EXERCISE BRIEF
Skip the pictures. Transcribe the rest of the data below without changing a word.

─── DATA SUPPLIED ───

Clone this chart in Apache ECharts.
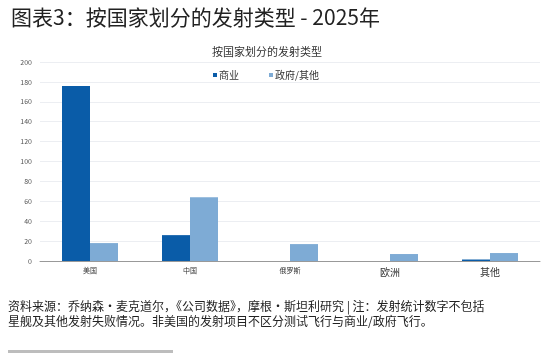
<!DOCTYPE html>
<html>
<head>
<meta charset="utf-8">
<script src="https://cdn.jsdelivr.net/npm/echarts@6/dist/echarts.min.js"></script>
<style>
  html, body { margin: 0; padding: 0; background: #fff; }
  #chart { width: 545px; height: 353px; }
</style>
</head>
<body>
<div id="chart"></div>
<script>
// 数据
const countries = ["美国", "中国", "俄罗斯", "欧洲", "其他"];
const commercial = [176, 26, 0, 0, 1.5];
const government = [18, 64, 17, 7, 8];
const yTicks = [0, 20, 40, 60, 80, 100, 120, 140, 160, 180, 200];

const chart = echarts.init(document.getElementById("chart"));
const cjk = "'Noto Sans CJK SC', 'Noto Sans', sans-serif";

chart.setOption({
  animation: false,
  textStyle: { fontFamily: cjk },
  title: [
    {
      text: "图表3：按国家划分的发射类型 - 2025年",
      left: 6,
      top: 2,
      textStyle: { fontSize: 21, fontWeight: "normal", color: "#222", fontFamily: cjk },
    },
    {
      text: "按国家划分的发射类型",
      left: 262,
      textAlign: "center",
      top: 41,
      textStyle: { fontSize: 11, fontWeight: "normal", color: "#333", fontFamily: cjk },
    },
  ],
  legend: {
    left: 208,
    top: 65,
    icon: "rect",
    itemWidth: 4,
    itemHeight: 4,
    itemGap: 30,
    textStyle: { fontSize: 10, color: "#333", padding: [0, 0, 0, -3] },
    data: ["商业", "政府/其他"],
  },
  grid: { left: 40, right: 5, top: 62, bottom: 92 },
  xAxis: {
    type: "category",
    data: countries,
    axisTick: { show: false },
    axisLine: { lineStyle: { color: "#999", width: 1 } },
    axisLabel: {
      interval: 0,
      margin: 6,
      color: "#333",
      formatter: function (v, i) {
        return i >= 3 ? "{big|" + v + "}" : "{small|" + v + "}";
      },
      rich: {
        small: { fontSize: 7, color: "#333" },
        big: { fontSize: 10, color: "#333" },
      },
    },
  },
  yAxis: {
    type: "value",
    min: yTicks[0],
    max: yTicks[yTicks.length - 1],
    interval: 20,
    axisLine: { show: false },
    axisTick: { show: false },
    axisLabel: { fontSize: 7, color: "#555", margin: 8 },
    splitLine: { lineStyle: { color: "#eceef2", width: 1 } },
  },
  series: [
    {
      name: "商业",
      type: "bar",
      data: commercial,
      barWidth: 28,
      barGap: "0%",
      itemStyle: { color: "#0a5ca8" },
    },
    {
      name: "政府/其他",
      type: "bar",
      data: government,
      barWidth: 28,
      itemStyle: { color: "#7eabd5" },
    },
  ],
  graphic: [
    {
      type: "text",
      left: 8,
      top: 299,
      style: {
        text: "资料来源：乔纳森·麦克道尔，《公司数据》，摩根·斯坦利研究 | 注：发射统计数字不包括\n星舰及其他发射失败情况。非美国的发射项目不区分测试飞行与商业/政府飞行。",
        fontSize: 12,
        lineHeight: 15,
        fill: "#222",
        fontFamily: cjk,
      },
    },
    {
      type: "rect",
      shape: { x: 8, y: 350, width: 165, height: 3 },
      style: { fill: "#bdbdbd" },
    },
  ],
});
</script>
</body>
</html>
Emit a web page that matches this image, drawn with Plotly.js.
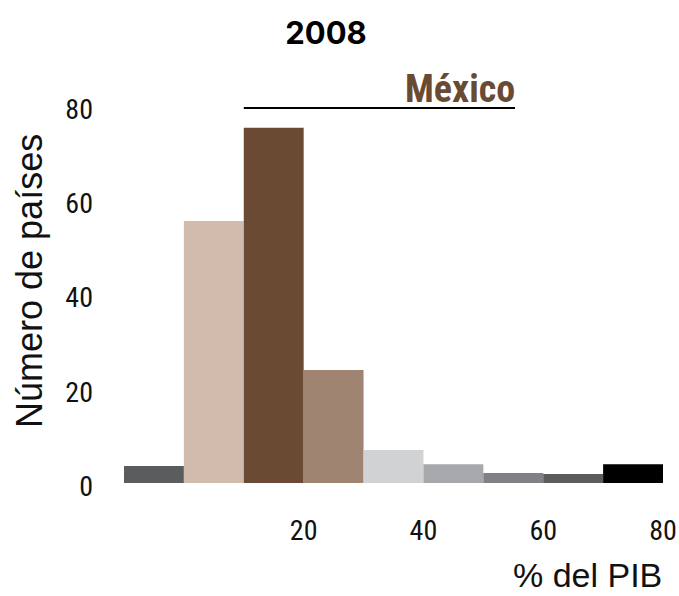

───

REPLY
Clone this chart in Apache ECharts.
<!DOCTYPE html>
<html>
<head>
<meta charset="utf-8">
<script src="https://cdn.jsdelivr.net/npm/echarts@6/dist/echarts.min.js"></script>
<style>
  html, body { margin: 0; padding: 0; background: #fff; }
  #chart { width: 545px; height: 353px; }
</style>
</head>
<body>
<div id="chart"></div>
<script>
// 数据
const countries = ["美国", "中国", "俄罗斯", "欧洲", "其他"];
const commercial = [176, 26, 0, 0, 1.5];
const government = [18, 64, 17, 7, 8];
const yTicks = [0, 20, 40, 60, 80, 100, 120, 140, 160, 180, 200];

const chart = echarts.init(document.getElementById("chart"));
const cjk = "'Noto Sans CJK SC', 'Noto Sans', sans-serif";

chart.setOption({
  animation: false,
  textStyle: { fontFamily: cjk },
  title: [
    {
      text: "图表3：按国家划分的发射类型 - 2025年",
      left: 6,
      top: 2,
      textStyle: { fontSize: 21, fontWeight: "normal", color: "#222", fontFamily: cjk },
    },
    {
      text: "按国家划分的发射类型",
      left: 262,
      textAlign: "center",
      top: 41,
      textStyle: { fontSize: 11, fontWeight: "normal", color: "#333", fontFamily: cjk },
    },
  ],
  legend: {
    left: 208,
    top: 65,
    icon: "rect",
    itemWidth: 4,
    itemHeight: 4,
    itemGap: 30,
    textStyle: { fontSize: 10, color: "#333", padding: [0, 0, 0, -3] },
    data: ["商业", "政府/其他"],
  },
  grid: { left: 40, right: 5, top: 62, bottom: 92 },
  xAxis: {
    type: "category",
    data: countries,
    axisTick: { show: false },
    axisLine: { lineStyle: { color: "#999", width: 1 } },
    axisLabel: {
      interval: 0,
      margin: 6,
      color: "#333",
      formatter: function (v, i) {
        return i >= 3 ? "{big|" + v + "}" : "{small|" + v + "}";
      },
      rich: {
        small: { fontSize: 7, color: "#333" },
        big: { fontSize: 10, color: "#333" },
      },
    },
  },
  yAxis: {
    type: "value",
    min: yTicks[0],
    max: yTicks[yTicks.length - 1],
    interval: 20,
    axisLine: { show: false },
    axisTick: { show: false },
    axisLabel: { fontSize: 7, color: "#555", margin: 8 },
    splitLine: { lineStyle: { color: "#eceef2", width: 1 } },
  },
  series: [
    {
      name: "商业",
      type: "bar",
      data: commercial,
      barWidth: 28,
      barGap: "0%",
      itemStyle: { color: "#0a5ca8" },
    },
    {
      name: "政府/其他",
      type: "bar",
      data: government,
      barWidth: 28,
      itemStyle: { color: "#7eabd5" },
    },
  ],
  graphic: [
    {
      type: "text",
      left: 8,
      top: 299,
      style: {
        text: "资料来源：乔纳森·麦克道尔，《公司数据》，摩根·斯坦利研究 | 注：发射统计数字不包括\n星舰及其他发射失败情况。非美国的发射项目不区分测试飞行与商业/政府飞行。",
        fontSize: 12,
        lineHeight: 15,
        fill: "#222",
        fontFamily: cjk,
      },
    },
    {
      type: "rect",
      shape: { x: 8, y: 350, width: 165, height: 3 },
      style: { fill: "#bdbdbd" },
    },
  ],
});
</script>
</body>
</html>
Emit a web page that matches this image, drawn with Plotly.js.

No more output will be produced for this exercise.